The Swingle Singers, front row, from left: Oliver Griffiths, Christopher Jay, Clare Wheeler, Joanna Goldsmith-Eteson and Edward Randell. Back row, from left: Sara Brimer and Kevin Fox
Published: 10 January, 2013
by ALICE HUTTON
BEAT-boxing, classical, jazz, electro and pop will be part of the adrenaline-pumping, vocal cord-stretching offerings from the fourth London A Capella Festival.
The international world-class ensembles, from as far away as Canada, Finland and Denmark will flood Kings Place in King’s Cross with their unique sounds and symphonies created using just their voices in a series of concerts held between January 24 and 26.

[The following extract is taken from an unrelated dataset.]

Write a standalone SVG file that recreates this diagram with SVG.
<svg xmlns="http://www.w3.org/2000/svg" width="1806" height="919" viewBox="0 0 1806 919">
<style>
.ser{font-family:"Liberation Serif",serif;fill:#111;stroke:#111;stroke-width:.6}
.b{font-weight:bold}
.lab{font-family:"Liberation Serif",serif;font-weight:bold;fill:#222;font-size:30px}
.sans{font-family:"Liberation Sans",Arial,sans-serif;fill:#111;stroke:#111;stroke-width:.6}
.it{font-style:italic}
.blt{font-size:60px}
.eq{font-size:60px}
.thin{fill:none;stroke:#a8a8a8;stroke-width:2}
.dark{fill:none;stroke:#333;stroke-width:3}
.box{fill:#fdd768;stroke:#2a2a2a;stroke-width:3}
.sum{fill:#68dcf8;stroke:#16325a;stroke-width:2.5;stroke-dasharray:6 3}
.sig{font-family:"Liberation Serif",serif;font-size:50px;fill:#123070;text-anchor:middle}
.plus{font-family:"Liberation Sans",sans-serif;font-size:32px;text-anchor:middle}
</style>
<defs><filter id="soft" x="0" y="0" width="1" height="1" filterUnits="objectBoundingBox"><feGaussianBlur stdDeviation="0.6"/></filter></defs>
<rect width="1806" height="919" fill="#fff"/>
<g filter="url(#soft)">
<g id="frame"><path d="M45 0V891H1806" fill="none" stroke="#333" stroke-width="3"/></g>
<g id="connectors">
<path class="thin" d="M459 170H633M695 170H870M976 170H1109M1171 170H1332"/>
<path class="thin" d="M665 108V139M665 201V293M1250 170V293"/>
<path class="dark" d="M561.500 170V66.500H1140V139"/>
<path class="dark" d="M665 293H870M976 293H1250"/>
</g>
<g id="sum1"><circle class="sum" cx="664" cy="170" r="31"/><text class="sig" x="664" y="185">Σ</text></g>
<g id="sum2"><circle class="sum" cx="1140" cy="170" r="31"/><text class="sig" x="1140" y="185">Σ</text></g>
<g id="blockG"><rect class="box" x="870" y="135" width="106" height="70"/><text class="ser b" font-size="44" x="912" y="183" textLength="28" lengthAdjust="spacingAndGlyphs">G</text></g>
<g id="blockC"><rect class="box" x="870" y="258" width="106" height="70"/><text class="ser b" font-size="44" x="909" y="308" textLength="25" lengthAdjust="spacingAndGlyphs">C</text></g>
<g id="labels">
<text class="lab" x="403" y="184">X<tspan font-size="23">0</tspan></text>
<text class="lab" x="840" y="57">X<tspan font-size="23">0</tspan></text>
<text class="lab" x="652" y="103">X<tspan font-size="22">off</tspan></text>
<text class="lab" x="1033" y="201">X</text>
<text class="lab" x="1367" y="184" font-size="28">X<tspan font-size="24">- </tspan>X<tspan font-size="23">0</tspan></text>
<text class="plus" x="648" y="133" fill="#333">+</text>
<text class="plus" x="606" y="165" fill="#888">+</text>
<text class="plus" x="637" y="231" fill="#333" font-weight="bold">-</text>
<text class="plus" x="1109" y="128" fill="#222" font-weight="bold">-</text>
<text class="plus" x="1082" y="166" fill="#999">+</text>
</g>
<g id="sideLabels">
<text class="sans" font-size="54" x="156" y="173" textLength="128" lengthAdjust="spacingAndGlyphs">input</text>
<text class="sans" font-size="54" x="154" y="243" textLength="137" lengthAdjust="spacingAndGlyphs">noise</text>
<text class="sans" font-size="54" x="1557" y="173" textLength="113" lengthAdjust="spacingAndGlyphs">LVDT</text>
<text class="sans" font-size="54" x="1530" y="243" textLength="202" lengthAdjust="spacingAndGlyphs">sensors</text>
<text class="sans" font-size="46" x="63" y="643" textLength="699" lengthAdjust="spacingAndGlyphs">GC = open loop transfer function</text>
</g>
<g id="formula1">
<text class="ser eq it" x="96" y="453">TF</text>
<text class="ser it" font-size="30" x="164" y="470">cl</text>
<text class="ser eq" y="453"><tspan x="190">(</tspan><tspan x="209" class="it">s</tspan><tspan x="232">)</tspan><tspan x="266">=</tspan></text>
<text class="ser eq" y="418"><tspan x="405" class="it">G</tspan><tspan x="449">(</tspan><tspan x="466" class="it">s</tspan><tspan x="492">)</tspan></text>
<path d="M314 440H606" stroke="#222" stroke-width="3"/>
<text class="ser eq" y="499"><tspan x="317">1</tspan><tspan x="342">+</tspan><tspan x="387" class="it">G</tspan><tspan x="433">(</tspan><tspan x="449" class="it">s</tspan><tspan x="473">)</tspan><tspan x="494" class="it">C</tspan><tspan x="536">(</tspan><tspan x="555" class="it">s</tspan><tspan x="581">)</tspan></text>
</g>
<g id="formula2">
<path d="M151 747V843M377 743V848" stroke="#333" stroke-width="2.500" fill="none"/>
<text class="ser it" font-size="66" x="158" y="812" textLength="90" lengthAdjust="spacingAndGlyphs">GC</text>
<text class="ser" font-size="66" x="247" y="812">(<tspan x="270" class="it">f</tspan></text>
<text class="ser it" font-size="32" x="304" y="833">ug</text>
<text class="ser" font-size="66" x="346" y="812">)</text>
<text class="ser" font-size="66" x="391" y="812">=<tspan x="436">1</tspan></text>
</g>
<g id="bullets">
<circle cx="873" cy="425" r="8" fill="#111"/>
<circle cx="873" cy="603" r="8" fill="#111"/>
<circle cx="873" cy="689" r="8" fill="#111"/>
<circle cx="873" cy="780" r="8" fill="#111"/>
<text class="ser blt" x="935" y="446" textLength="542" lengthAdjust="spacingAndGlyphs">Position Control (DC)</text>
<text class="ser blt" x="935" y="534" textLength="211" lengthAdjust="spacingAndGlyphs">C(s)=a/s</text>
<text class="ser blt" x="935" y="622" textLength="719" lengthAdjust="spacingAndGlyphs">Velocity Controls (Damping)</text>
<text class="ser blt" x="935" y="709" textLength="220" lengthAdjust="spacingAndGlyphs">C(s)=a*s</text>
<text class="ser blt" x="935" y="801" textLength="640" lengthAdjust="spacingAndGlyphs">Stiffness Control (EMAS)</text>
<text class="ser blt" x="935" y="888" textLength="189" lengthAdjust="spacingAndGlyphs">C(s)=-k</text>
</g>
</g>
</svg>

The festival is co-curated by the Swingle Singers, a five-time Grammy award-winning seven-piece kicking off their 50th anniversary global tour with a signature mix of funk and folk.
Edward Randell, 24, who joined the group as a full-time member after graduating from Oxford University in 2009, says that, following the rise of singing sitcoms and reality TV programmes, as well as the recent release of a capella Hollywood movie Pitch Perfect, the genre is beginning to hit the big time.
“Though I wouldn’t call it a genre,” he says.
“It is more than a genre, it is an approach to other genres and is quite a distinctive thing. The huge possibilities of what you can do with a capella make it something quite thrilling. It draws people in when they realise whole concerts, drums and everything, are coming from human voices alone.”
Alongside the Swingle Singers will tune up Rajaton from Finland, cornerstones of the British choral scene The King’s Singers, as well as the Choir of Clare College Cambridge, Danish Postyr, and Canadian favourites Retrocity.
There will also be a series of workshops, foyer performances, talks and interactive events.
“There is something about ensemble singing that brings people together,” says Edward, who is preparing to jet off to Israel with the group after recent shows in Taiwan and Indonesia.
“It is diverse. With a capella you are never sure what you could be getting next. It is less about trying to imitate an instrument than making music that is vocally original and unusual and it is really exciting to see what the other acts will serve up. This is a once-in-a-blue-moon chance to see so many world-class groups.”
Added to the programme this week is Take The Stage, a showcase of up-and-coming a capella talent, featuring vocal groups from schools and communities across the region, who will join a day of workshops given by experts in the field, culminating in a joint performance in the main hall. The event will be presented by members of the Swingle Singers and is open to family and friends.